Still Asleep

Jeff Bryant offers some insight into a new report detailing the significant failures of a federal program designed to boost charter schools. I wrote earlier this week about the Tennessee-specific cases. Here’s a quick summary of Bryant’s analysis:

When members of Congress repeatedly confronted U.S. Secretary of Education Betsy DeVos about a study finding the federal government’s charter school grant program had wasted an estimated $1 billion on schools that had never opened or opened and quickly closed, she dismissed the findings and accused the report authors of having a “political agenda against charter schools.” On December 10, the same authors issued a more detailed examination of waste in the government’s charter grant program, and concluded the $1 billion figure was indeed likely not correct: it was an underestimate. This report, Still Asleep at the Wheel: How the Federal Charter Schools Program Results in a Pileup of Fraud and Waste by the Network for Public Education (NPE), calculates approximately $1.17 billion in federal funding has been spent on charters that either never opened or that opened and have since shut down.
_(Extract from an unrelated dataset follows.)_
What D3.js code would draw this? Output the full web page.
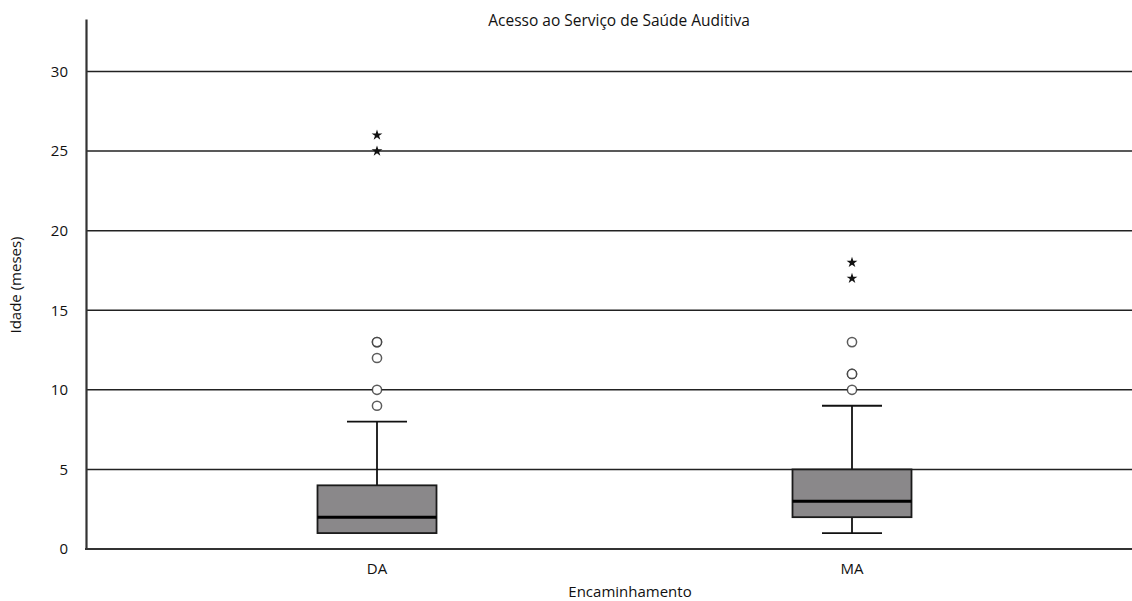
<!DOCTYPE html>
<html>
<head>
<meta charset="utf-8">
<script src="https://cdn.jsdelivr.net/npm/d3@7"></script>
<style>
  body { margin: 0; background: #fff; }
  svg text { font-family: "Open Sans", "Noto Sans", sans-serif; fill: #111; }
</style>
</head>
<body>
<svg id="chart" width="1132" height="601"></svg>
<script>
// Referral groups and their box-plot summaries (age in months)
const categories = ["DA", "MA"];
const lowerWhisker = [1, 1];
const q1 = [1, 2];
const median = [2, 3];
const q3 = [4, 5];
const upperWhisker = [8, 9];
// Outliers (circles) and extreme values (stars); repeats are overlapping cases
const outliers = [[9, 10, 12, 13, 13], [10, 11, 11, 13]];
const extremes = [[25, 26], [17, 18]];
const yTicks = [0, 5, 10, 15, 20, 25, 30];

const svg = d3.select("#chart");
const margin = { left: 86, right: 0, top: 19, bottom: 52 };
const W = 1132, H = 601;

const x = d3.scalePoint().domain(categories).range([377, 852]);
const y = d3.scaleLinear().domain([0, 33.3]).range([549, margin.top]);

// Horizontal gridlines
svg.append("g").selectAll("line").data(yTicks.filter(d => d > 0)).join("line")
  .attr("x1", margin.left).attr("x2", W)
  .attr("y1", d => y(d)).attr("y2", d => y(d))
  .attr("stroke", "#222").attr("stroke-width", 1.5);

// Y axis
const yAxis = svg.append("g").attr("transform", `translate(${margin.left},0)`)
  .call(d3.axisLeft(y).tickValues(yTicks).tickSize(0).tickPadding(18).tickFormat(d3.format("d")));
yAxis.select(".domain").attr("stroke", "#333").attr("stroke-width", 2.2);
yAxis.selectAll("text").style("font-size", "15px");

// X axis baseline
svg.append("line")
  .attr("x1", margin.left - 1).attr("x2", W)
  .attr("y1", y(0)).attr("y2", y(0))
  .attr("stroke", "#333").attr("stroke-width", 2.2);

// Category labels
svg.append("g").selectAll("text").data(categories).join("text")
  .attr("x", d => x(d)).attr("y", 574)
  .attr("text-anchor", "middle").style("font-size", "15px")
  .text(d => d);

const boxW = 119, capW = 60;
const groups = svg.append("g").selectAll("g").data(categories).join("g");

// Whiskers
groups.append("line")
  .attr("x1", d => x(d)).attr("x2", d => x(d))
  .attr("y1", (d, i) => y(lowerWhisker[i])).attr("y2", (d, i) => y(upperWhisker[i]))
  .attr("stroke", "#111").attr("stroke-width", 1.8);
groups.append("line")
  .attr("x1", d => x(d) - capW / 2).attr("x2", d => x(d) + capW / 2)
  .attr("y1", (d, i) => y(upperWhisker[i])).attr("y2", (d, i) => y(upperWhisker[i]))
  .attr("stroke", "#111").attr("stroke-width", 1.8);
groups.filter((d, i) => lowerWhisker[i] < q1[i]).append("line")
  .attr("x1", d => x(d) - capW / 2).attr("x2", d => x(d) + capW / 2)
  .attr("y1", d => y(lowerWhisker[categories.indexOf(d)]))
  .attr("y2", d => y(lowerWhisker[categories.indexOf(d)]))
  .attr("stroke", "#111").attr("stroke-width", 1.8);

// Boxes
groups.append("rect")
  .attr("x", d => x(d) - boxW / 2).attr("width", boxW)
  .attr("y", (d, i) => y(q3[i])).attr("height", (d, i) => y(q1[i]) - y(q3[i]))
  .attr("fill", "#8a888a").attr("stroke", "#1a1a1a").attr("stroke-width", 1.8);

// Medians
groups.append("line")
  .attr("x1", d => x(d) - boxW / 2).attr("x2", d => x(d) + boxW / 2)
  .attr("y1", (d, i) => y(median[i])).attr("y2", (d, i) => y(median[i]))
  .attr("stroke", "#000").attr("stroke-width", 3);

// Outlier circles
groups.each(function(d, i) {
  d3.select(this).selectAll("circle").data(outliers[i]).join("circle")
    .attr("cx", x(d)).attr("cy", v => y(v)).attr("r", 4.6)
    .attr("fill", "#fff").attr("stroke", "#333").attr("stroke-width", 1.5)
    .attr("stroke-opacity", 0.8);
});

// Extreme-value stars
const star = d3.symbol().type(d3.symbolStar).size(36);
groups.each(function(d, i) {
  d3.select(this).selectAll("path.ext").data(extremes[i]).join("path")
    .attr("class", "ext")
    .attr("transform", v => `translate(${x(d)},${y(v)})`)
    .attr("d", star).attr("fill", "#111");
});

// Titles
svg.append("text").attr("x", 619).attr("y", 26)
  .attr("text-anchor", "middle").style("font-size", "15.5px")
  .text("Acesso ao Serviço de Saúde Auditiva");
svg.append("text").attr("x", 630).attr("y", 597)
  .attr("text-anchor", "middle").style("font-size", "15px")
  .text("Encaminhamento");
svg.append("text")
  .attr("transform", "translate(21,285) rotate(-90)")
  .attr("text-anchor", "middle").style("font-size", "15px")
  .text("Idade (meses)");
</script>
</body>
</html>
Vermont Senator Bernie Sanders, one of the four front-runners in the race, has proposed “halting the use of public funds to underwrite new charter schools.” Massachusetts Senator Elizabeth Warren, another front-runner, has pledged to, if elected, “eliminate” the federal charter school grant program and “end federal funding for the expansion of charter schools.” Warren in particular has been taking the brunt of the pushback from charter supporters, who contend her call for ending the federal grant program for charter schools is “threatening the freedom” charters enjoy.